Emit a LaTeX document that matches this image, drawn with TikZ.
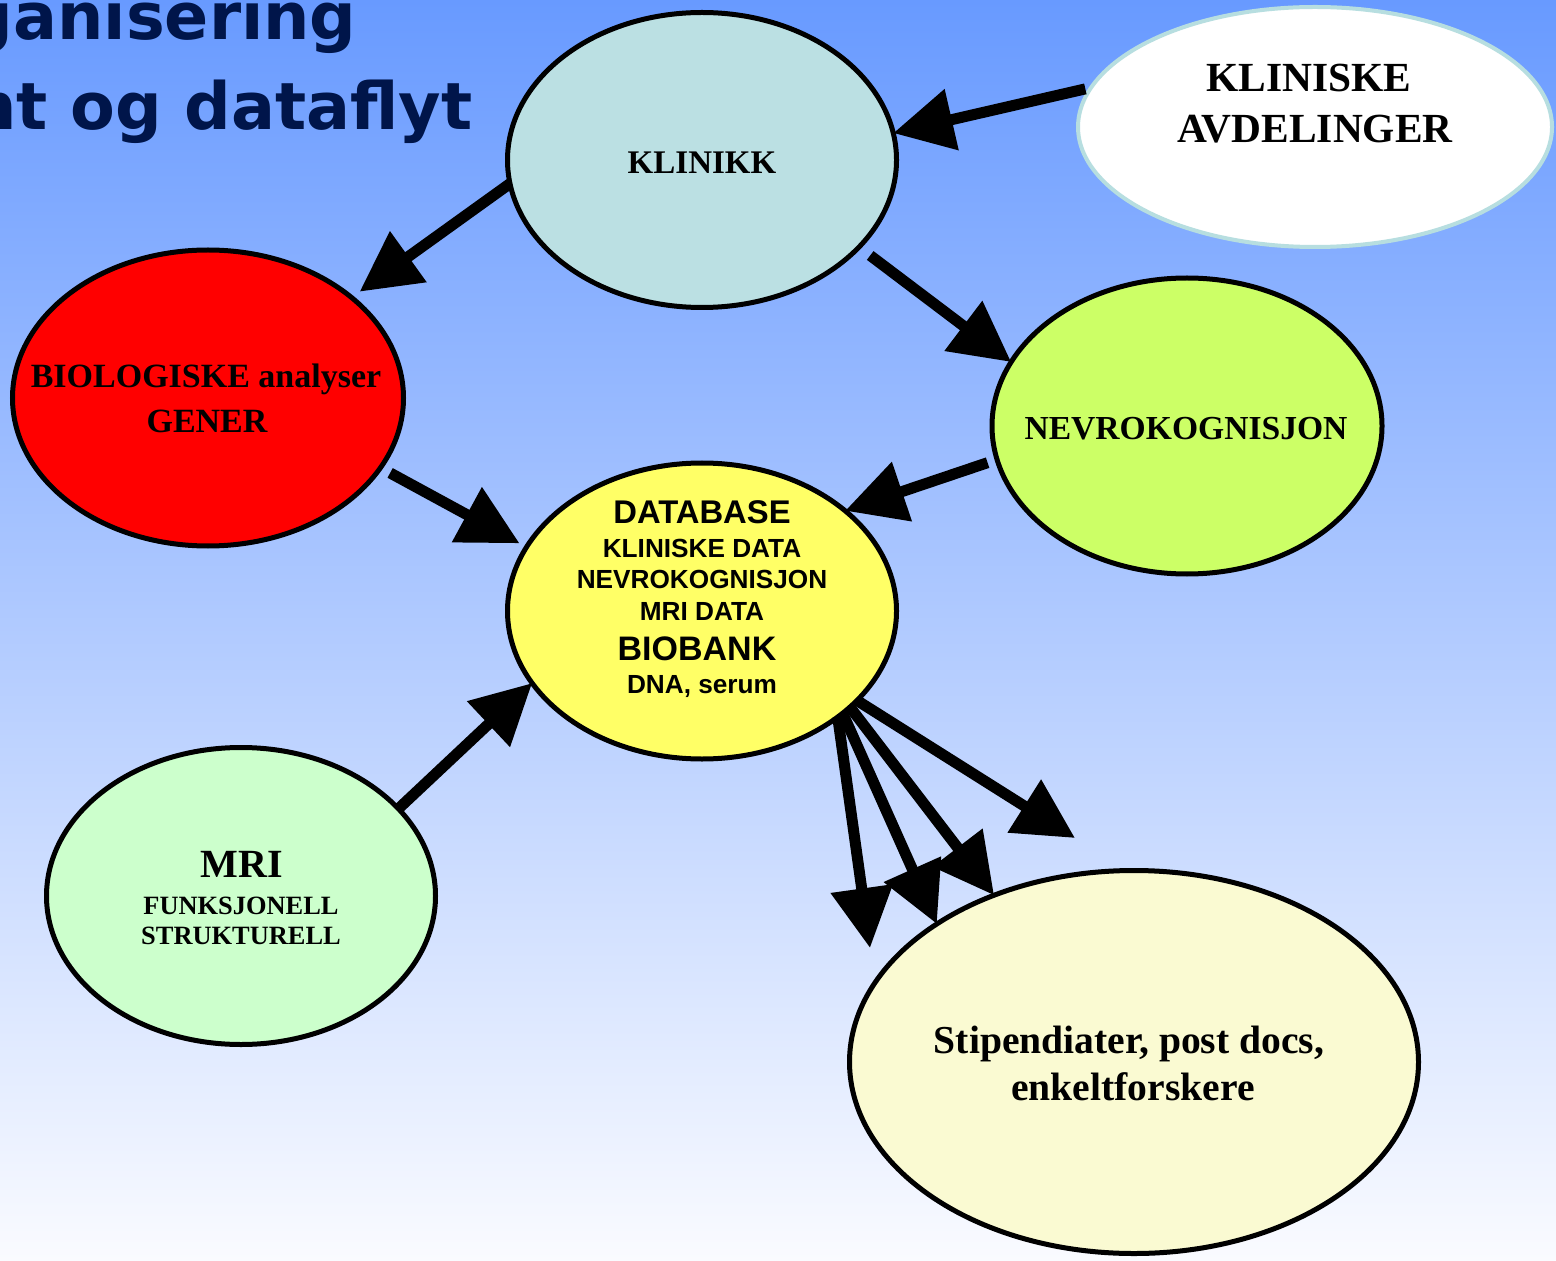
\documentclass[tikz,border=0pt]{standalone}
\usepackage{fontspec}
\setmainfont{Liberation Serif}
\newfontfamily\sansf{Liberation Sans}
\newfontfamily\titlef{DejaVu Sans}
\usetikzlibrary{arrows.meta,shapes.geometric}
\definecolor{bgtop}{RGB}{104,154,255}
\definecolor{bgbot}{RGB}{250,251,255}
\definecolor{titlec}{RGB}{0,21,74}
\definecolor{klc}{RGB}{187,224,227}
\definecolor{avdborder}{RGB}{183,222,224}
\definecolor{nevc}{RGB}{204,255,102}
\definecolor{dbc}{RGB}{255,255,102}
\definecolor{mric}{RGB}{204,255,204}
\definecolor{stipc}{RGB}{250,250,210}
\begin{document}
\begin{tikzpicture}[x=0.5pt,y=-0.5pt,
  ell/.style={ellipse, draw=black, line width=2.5pt, inner sep=0pt, outer sep=0pt},
  arr/.style={line width=5.5pt, -{Triangle[length=30pt,width=30pt]}},
  txt/.style={anchor=base, inner sep=0pt, text=black}]
\shade[top color=bgtop,bottom color=bgbot] (0,0) rectangle (1556,1261);
\useasboundingbox (0,0) rectangle (1556,1261);

% title (partly cut by the page edge)
\node[anchor=base east, inner sep=0pt, text=titlec, font=\titlef\bfseries\fontsize{32.6pt}{36pt}\selectfont] (title1) at (357,40) {ganisering};
\node[anchor=base east, inner sep=0pt, text=titlec, font=\titlef\bfseries\fontsize{32.6pt}{36pt}\selectfont] (title2) at (473,130) {nt og dataflyt};

% ellipses
\node[ell, fill=klc, minimum width=194.5pt, minimum height=147.5pt] (kl) at (702,160) {};
\node[ellipse, draw=avdborder, line width=2pt, fill=white, inner sep=0pt, outer sep=0pt, minimum width=237pt, minimum height=120pt] (avd) at (1315,127) {};
\node[ell, fill=red, minimum width=195.5pt, minimum height=148pt] (bio) at (208,398) {};
\node[ell, fill=nevc, minimum width=195pt, minimum height=148pt] (nev) at (1187,426) {};
\node[ell, fill=dbc, minimum width=194.5pt, minimum height=148pt] (db) at (702,611) {};
\node[ell, fill=mric, minimum width=194.5pt, minimum height=148.5pt] (mri) at (241,896) {};
\node[ell, fill=stipc, minimum width=284.5pt, minimum height=191.5pt] (stip) at (1134,1062) {};

% texts
\node[txt, font=\bfseries\fontsize{16.5pt}{20pt}\selectfont] (tkl) at (702,174) {KLINIKK};
\node[txt, font=\bfseries\fontsize{20.7pt}{25pt}\selectfont] (tavd1) at (1309,92) {KLINISKE};
\node[txt, font=\bfseries\fontsize{20.7pt}{25pt}\selectfont] (tavd2) at (1315,143) {AVDELINGER};
\node[txt, font=\bfseries\fontsize{17pt}{20pt}\selectfont] (tbio1) at (206,388) {BIOLOGISKE analyser};
\node[txt, font=\bfseries\fontsize{17pt}{20pt}\selectfont] (tbio2) at (207,433) {GENER};
\node[txt, font=\bfseries\fontsize{16.8pt}{20pt}\selectfont] (tnev) at (1186,440) {NEVROKOGNISJON};
\node[txt, font=\sansf\bfseries\fontsize{16.4pt}{20pt}\selectfont] (tdb1) at (702,523) {DATABASE};
\node[txt, font=\sansf\bfseries\fontsize{13.1pt}{16pt}\selectfont] (tdb2) at (702,557) {KLINISKE DATA};
\node[txt, font=\sansf\bfseries\fontsize{13.1pt}{16pt}\selectfont] (tdb3) at (702,588) {NEVROKOGNISJON};
\node[txt, font=\sansf\bfseries\fontsize{13.1pt}{16pt}\selectfont] (tdb4) at (702,620) {MRI DATA};
\node[txt, font=\sansf\bfseries\fontsize{17pt}{20pt}\selectfont] (tdb5) at (697,660) {BIOBANK};
\node[txt, font=\sansf\bfseries\fontsize{13.1pt}{16pt}\selectfont] (tdb6) at (702,693) {DNA, serum};
\node[txt, font=\bfseries\fontsize{20pt}{24pt}\selectfont] (tmri1) at (242,877) {MRI};
\node[txt, font=\bfseries\fontsize{13.2pt}{16pt}\selectfont] (tmri2) at (241,914) {FUNKSJONELL};
\node[txt, font=\bfseries\fontsize{13.2pt}{16pt}\selectfont] (tmri3) at (241,944) {STRUKTURELL};
\node[txt, font=\bfseries\fontsize{19.8pt}{24pt}\selectfont] (tstip1) at (1129,1053) {Stipendiater, post docs,};
\node[txt, font=\bfseries\fontsize{19.8pt}{24pt}\selectfont] (tstip2) at (1133,1100) {enkeltforskere};

% free ends
\coordinate (t7) at (870,948);
\coordinate (t10) at (1075,838);

% arrows
\draw[arr, shorten <=3pt] (avd.170) -- (kl.8);
\draw[arr, shorten >=5pt] (kl.187) -- (bio.35);
\draw[arr, shorten <=7pt] (kl.-29.5) -- (nev.160);
\draw[arr, shorten <=5pt] (nev.190) -- (db.35);
\draw[arr, shorten <=5.5pt, shorten >=4pt] (bio.-22.7) -- (db.160.8);
\draw[arr] (mri.29.7) -- (db.203.6);
\draw[arr] (db.-38) -- (t7);
\draw[arr] (db.-36) -- (stip.145);
\draw[arr] (db.-33) -- (stip.130);
\draw[arr] (db.-30) -- (t10);
\end{tikzpicture}
\end{document}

§

(WORK INSTRUCTIONS):
Reproduce the material in its entirety and word for word, without the pictures.

(REPLY TO THE TASK):
Emit a LaTeX document that matches this image, drawn with TikZ.
\documentclass[tikz,border=0pt]{standalone}
\usepackage{fontspec}
\setmainfont{Liberation Serif}
\newfontfamily\sansf{Liberation Sans}
\newfontfamily\titlef{DejaVu Sans}
\usetikzlibrary{arrows.meta,shapes.geometric}
\definecolor{bgtop}{RGB}{104,154,255}
\definecolor{bgbot}{RGB}{250,251,255}
\definecolor{titlec}{RGB}{0,21,74}
\definecolor{klc}{RGB}{187,224,227}
\definecolor{avdborder}{RGB}{183,222,224}
\definecolor{nevc}{RGB}{204,255,102}
\definecolor{dbc}{RGB}{255,255,102}
\definecolor{mric}{RGB}{204,255,204}
\definecolor{stipc}{RGB}{250,250,210}
\begin{document}
\begin{tikzpicture}[x=0.5pt,y=-0.5pt,
  ell/.style={ellipse, draw=black, line width=2.5pt, inner sep=0pt, outer sep=0pt},
  arr/.style={line width=5.5pt, -{Triangle[length=30pt,width=30pt]}},
  txt/.style={anchor=base, inner sep=0pt, text=black}]
\shade[top color=bgtop,bottom color=bgbot] (0,0) rectangle (1556,1261);
\useasboundingbox (0,0) rectangle (1556,1261);

% title (partly cut by the page edge)
\node[anchor=base east, inner sep=0pt, text=titlec, font=\titlef\bfseries\fontsize{32.6pt}{36pt}\selectfont] (title1) at (357,40) {ganisering};
\node[anchor=base east, inner sep=0pt, text=titlec, font=\titlef\bfseries\fontsize{32.6pt}{36pt}\selectfont] (title2) at (473,130) {nt og dataflyt};

% ellipses
\node[ell, fill=klc, minimum width=194.5pt, minimum height=147.5pt] (kl) at (702,160) {};
\node[ellipse, draw=avdborder, line width=2pt, fill=white, inner sep=0pt, outer sep=0pt, minimum width=237pt, minimum height=120pt] (avd) at (1315,127) {};
\node[ell, fill=red, minimum width=195.5pt, minimum height=148pt] (bio) at (208,398) {};
\node[ell, fill=nevc, minimum width=195pt, minimum height=148pt] (nev) at (1187,426) {};
\node[ell, fill=dbc, minimum width=194.5pt, minimum height=148pt] (db) at (702,611) {};
\node[ell, fill=mric, minimum width=194.5pt, minimum height=148.5pt] (mri) at (241,896) {};
\node[ell, fill=stipc, minimum width=284.5pt, minimum height=191.5pt] (stip) at (1134,1062) {};

% texts
\node[txt, font=\bfseries\fontsize{16.5pt}{20pt}\selectfont] (tkl) at (702,174) {KLINIKK};
\node[txt, font=\bfseries\fontsize{20.7pt}{25pt}\selectfont] (tavd1) at (1309,92) {KLINISKE};
\node[txt, font=\bfseries\fontsize{20.7pt}{25pt}\selectfont] (tavd2) at (1315,143) {AVDELINGER};
\node[txt, font=\bfseries\fontsize{17pt}{20pt}\selectfont] (tbio1) at (206,388) {BIOLOGISKE analyser};
\node[txt, font=\bfseries\fontsize{17pt}{20pt}\selectfont] (tbio2) at (207,433) {GENER};
\node[txt, font=\bfseries\fontsize{16.8pt}{20pt}\selectfont] (tnev) at (1186,440) {NEVROKOGNISJON};
\node[txt, font=\sansf\bfseries\fontsize{16.4pt}{20pt}\selectfont] (tdb1) at (702,523) {DATABASE};
\node[txt, font=\sansf\bfseries\fontsize{13.1pt}{16pt}\selectfont] (tdb2) at (702,557) {KLINISKE DATA};
\node[txt, font=\sansf\bfseries\fontsize{13.1pt}{16pt}\selectfont] (tdb3) at (702,588) {NEVROKOGNISJON};
\node[txt, font=\sansf\bfseries\fontsize{13.1pt}{16pt}\selectfont] (tdb4) at (702,620) {MRI DATA};
\node[txt, font=\sansf\bfseries\fontsize{17pt}{20pt}\selectfont] (tdb5) at (697,660) {BIOBANK};
\node[txt, font=\sansf\bfseries\fontsize{13.1pt}{16pt}\selectfont] (tdb6) at (702,693) {DNA, serum};
\node[txt, font=\bfseries\fontsize{20pt}{24pt}\selectfont] (tmri1) at (242,877) {MRI};
\node[txt, font=\bfseries\fontsize{13.2pt}{16pt}\selectfont] (tmri2) at (241,914) {FUNKSJONELL};
\node[txt, font=\bfseries\fontsize{13.2pt}{16pt}\selectfont] (tmri3) at (241,944) {STRUKTURELL};
\node[txt, font=\bfseries\fontsize{19.8pt}{24pt}\selectfont] (tstip1) at (1129,1053) {Stipendiater, post docs,};
\node[txt, font=\bfseries\fontsize{19.8pt}{24pt}\selectfont] (tstip2) at (1133,1100) {enkeltforskere};

% free ends
\coordinate (t7) at (870,948);
\coordinate (t10) at (1075,838);

% arrows
\draw[arr, shorten <=3pt] (avd.170) -- (kl.8);
\draw[arr, shorten >=5pt] (kl.187) -- (bio.35);
\draw[arr, shorten <=7pt] (kl.-29.5) -- (nev.160);
\draw[arr, shorten <=5pt] (nev.190) -- (db.35);
\draw[arr, shorten <=5.5pt, shorten >=4pt] (bio.-22.7) -- (db.160.8);
\draw[arr] (mri.29.7) -- (db.203.6);
\draw[arr] (db.-38) -- (t7);
\draw[arr] (db.-36) -- (stip.145);
\draw[arr] (db.-33) -- (stip.130);
\draw[arr] (db.-30) -- (t10);
\end{tikzpicture}
\end{document}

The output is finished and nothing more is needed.